Work required:
Your job is to retype all of the data word for word, leaving every image out.

- - - -

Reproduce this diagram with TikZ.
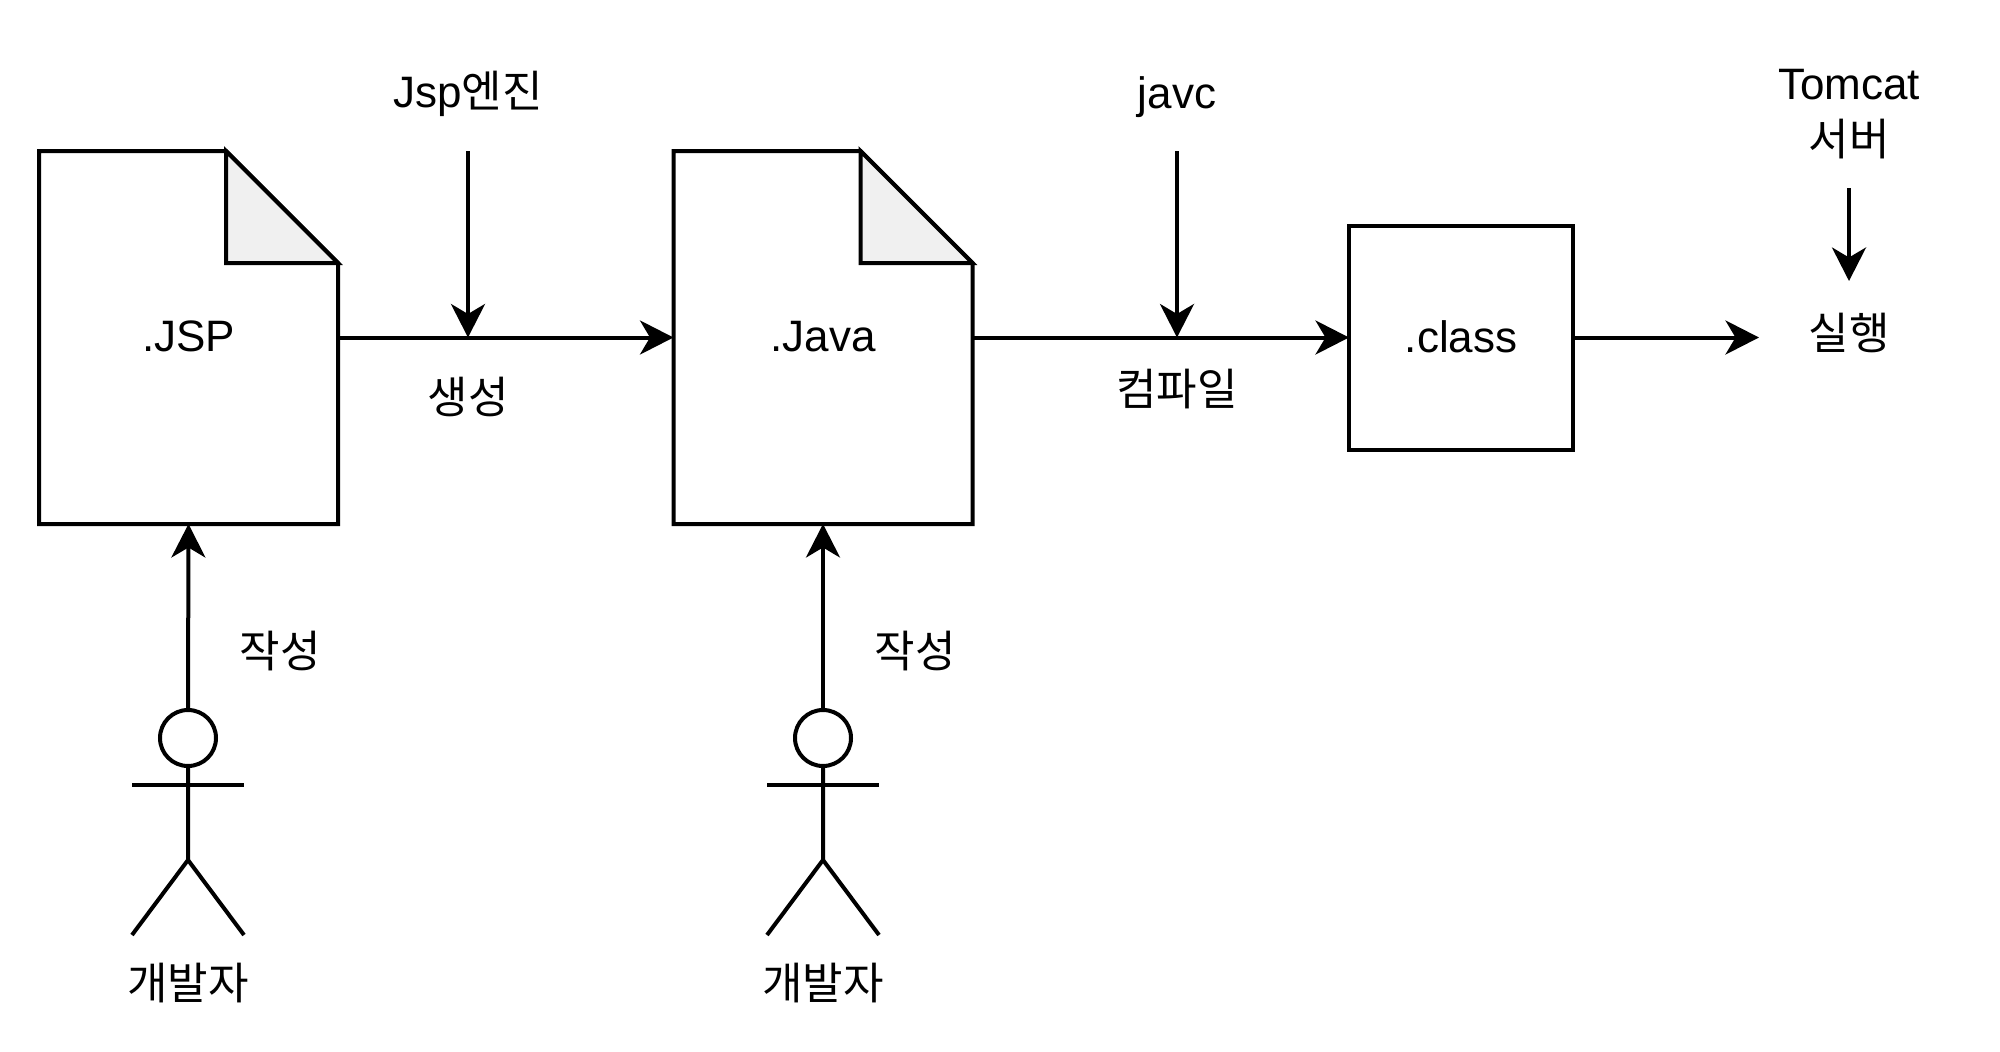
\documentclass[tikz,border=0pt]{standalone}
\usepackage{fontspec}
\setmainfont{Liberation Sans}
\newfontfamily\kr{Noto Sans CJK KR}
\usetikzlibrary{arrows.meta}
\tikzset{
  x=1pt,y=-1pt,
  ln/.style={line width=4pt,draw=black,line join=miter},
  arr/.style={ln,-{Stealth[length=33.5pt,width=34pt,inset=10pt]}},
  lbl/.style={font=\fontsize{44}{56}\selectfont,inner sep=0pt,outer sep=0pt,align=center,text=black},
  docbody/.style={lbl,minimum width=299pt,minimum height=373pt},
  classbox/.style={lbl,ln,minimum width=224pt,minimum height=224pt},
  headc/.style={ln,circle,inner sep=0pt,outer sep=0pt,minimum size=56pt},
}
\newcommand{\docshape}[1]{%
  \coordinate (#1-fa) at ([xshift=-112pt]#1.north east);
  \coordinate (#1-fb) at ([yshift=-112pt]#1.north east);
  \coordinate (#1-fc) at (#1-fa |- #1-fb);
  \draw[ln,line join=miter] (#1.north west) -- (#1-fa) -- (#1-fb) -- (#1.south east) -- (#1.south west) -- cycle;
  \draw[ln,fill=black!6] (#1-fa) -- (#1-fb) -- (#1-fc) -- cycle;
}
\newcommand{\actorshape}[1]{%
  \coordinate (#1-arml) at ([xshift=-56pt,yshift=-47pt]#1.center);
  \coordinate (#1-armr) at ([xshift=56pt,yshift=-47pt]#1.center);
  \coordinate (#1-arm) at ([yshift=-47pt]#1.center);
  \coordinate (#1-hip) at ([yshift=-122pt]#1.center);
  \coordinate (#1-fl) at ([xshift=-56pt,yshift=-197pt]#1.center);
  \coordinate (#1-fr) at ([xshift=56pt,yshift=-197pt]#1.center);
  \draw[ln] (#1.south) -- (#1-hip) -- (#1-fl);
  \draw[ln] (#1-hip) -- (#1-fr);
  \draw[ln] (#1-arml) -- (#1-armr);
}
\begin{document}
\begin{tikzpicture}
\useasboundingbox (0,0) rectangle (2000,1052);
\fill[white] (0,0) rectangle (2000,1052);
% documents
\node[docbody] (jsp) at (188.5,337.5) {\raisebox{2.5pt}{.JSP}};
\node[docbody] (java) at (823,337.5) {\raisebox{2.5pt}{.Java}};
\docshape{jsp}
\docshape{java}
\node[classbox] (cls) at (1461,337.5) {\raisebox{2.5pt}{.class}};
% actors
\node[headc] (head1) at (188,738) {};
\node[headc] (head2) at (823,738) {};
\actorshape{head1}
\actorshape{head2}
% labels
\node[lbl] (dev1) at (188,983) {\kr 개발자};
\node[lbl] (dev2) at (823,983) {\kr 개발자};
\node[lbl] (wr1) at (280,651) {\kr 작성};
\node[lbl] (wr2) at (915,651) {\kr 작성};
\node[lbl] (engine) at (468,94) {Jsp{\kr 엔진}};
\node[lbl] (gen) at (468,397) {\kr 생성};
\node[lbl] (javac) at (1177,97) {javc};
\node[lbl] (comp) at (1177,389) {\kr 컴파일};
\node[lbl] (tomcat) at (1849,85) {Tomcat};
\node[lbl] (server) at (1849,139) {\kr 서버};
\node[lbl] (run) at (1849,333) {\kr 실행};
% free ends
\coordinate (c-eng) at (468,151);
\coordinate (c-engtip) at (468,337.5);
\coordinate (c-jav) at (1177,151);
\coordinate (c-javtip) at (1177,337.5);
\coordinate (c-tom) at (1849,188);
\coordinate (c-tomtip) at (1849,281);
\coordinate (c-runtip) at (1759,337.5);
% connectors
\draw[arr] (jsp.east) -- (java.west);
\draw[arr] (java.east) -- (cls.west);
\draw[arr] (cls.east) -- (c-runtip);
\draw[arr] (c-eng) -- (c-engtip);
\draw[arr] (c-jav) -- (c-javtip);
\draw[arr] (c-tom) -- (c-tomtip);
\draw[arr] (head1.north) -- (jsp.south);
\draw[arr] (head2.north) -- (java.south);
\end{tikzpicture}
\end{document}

- - - -

Exercise response:
Reproduce this diagram with TikZ.
\documentclass[tikz,border=0pt]{standalone}
\usepackage{fontspec}
\setmainfont{Liberation Sans}
\newfontfamily\kr{Noto Sans CJK KR}
\usetikzlibrary{arrows.meta}
\tikzset{
  x=1pt,y=-1pt,
  ln/.style={line width=4pt,draw=black,line join=miter},
  arr/.style={ln,-{Stealth[length=33.5pt,width=34pt,inset=10pt]}},
  lbl/.style={font=\fontsize{44}{56}\selectfont,inner sep=0pt,outer sep=0pt,align=center,text=black},
  docbody/.style={lbl,minimum width=299pt,minimum height=373pt},
  classbox/.style={lbl,ln,minimum width=224pt,minimum height=224pt},
  headc/.style={ln,circle,inner sep=0pt,outer sep=0pt,minimum size=56pt},
}
\newcommand{\docshape}[1]{%
  \coordinate (#1-fa) at ([xshift=-112pt]#1.north east);
  \coordinate (#1-fb) at ([yshift=-112pt]#1.north east);
  \coordinate (#1-fc) at (#1-fa |- #1-fb);
  \draw[ln,line join=miter] (#1.north west) -- (#1-fa) -- (#1-fb) -- (#1.south east) -- (#1.south west) -- cycle;
  \draw[ln,fill=black!6] (#1-fa) -- (#1-fb) -- (#1-fc) -- cycle;
}
\newcommand{\actorshape}[1]{%
  \coordinate (#1-arml) at ([xshift=-56pt,yshift=-47pt]#1.center);
  \coordinate (#1-armr) at ([xshift=56pt,yshift=-47pt]#1.center);
  \coordinate (#1-arm) at ([yshift=-47pt]#1.center);
  \coordinate (#1-hip) at ([yshift=-122pt]#1.center);
  \coordinate (#1-fl) at ([xshift=-56pt,yshift=-197pt]#1.center);
  \coordinate (#1-fr) at ([xshift=56pt,yshift=-197pt]#1.center);
  \draw[ln] (#1.south) -- (#1-hip) -- (#1-fl);
  \draw[ln] (#1-hip) -- (#1-fr);
  \draw[ln] (#1-arml) -- (#1-armr);
}
\begin{document}
\begin{tikzpicture}
\useasboundingbox (0,0) rectangle (2000,1052);
\fill[white] (0,0) rectangle (2000,1052);
% documents
\node[docbody] (jsp) at (188.5,337.5) {\raisebox{2.5pt}{.JSP}};
\node[docbody] (java) at (823,337.5) {\raisebox{2.5pt}{.Java}};
\docshape{jsp}
\docshape{java}
\node[classbox] (cls) at (1461,337.5) {\raisebox{2.5pt}{.class}};
% actors
\node[headc] (head1) at (188,738) {};
\node[headc] (head2) at (823,738) {};
\actorshape{head1}
\actorshape{head2}
% labels
\node[lbl] (dev1) at (188,983) {\kr 개발자};
\node[lbl] (dev2) at (823,983) {\kr 개발자};
\node[lbl] (wr1) at (280,651) {\kr 작성};
\node[lbl] (wr2) at (915,651) {\kr 작성};
\node[lbl] (engine) at (468,94) {Jsp{\kr 엔진}};
\node[lbl] (gen) at (468,397) {\kr 생성};
\node[lbl] (javac) at (1177,97) {javc};
\node[lbl] (comp) at (1177,389) {\kr 컴파일};
\node[lbl] (tomcat) at (1849,85) {Tomcat};
\node[lbl] (server) at (1849,139) {\kr 서버};
\node[lbl] (run) at (1849,333) {\kr 실행};
% free ends
\coordinate (c-eng) at (468,151);
\coordinate (c-engtip) at (468,337.5);
\coordinate (c-jav) at (1177,151);
\coordinate (c-javtip) at (1177,337.5);
\coordinate (c-tom) at (1849,188);
\coordinate (c-tomtip) at (1849,281);
\coordinate (c-runtip) at (1759,337.5);
% connectors
\draw[arr] (jsp.east) -- (java.west);
\draw[arr] (java.east) -- (cls.west);
\draw[arr] (cls.east) -- (c-runtip);
\draw[arr] (c-eng) -- (c-engtip);
\draw[arr] (c-jav) -- (c-javtip);
\draw[arr] (c-tom) -- (c-tomtip);
\draw[arr] (head1.north) -- (jsp.south);
\draw[arr] (head2.north) -- (java.south);
\end{tikzpicture}
\end{document}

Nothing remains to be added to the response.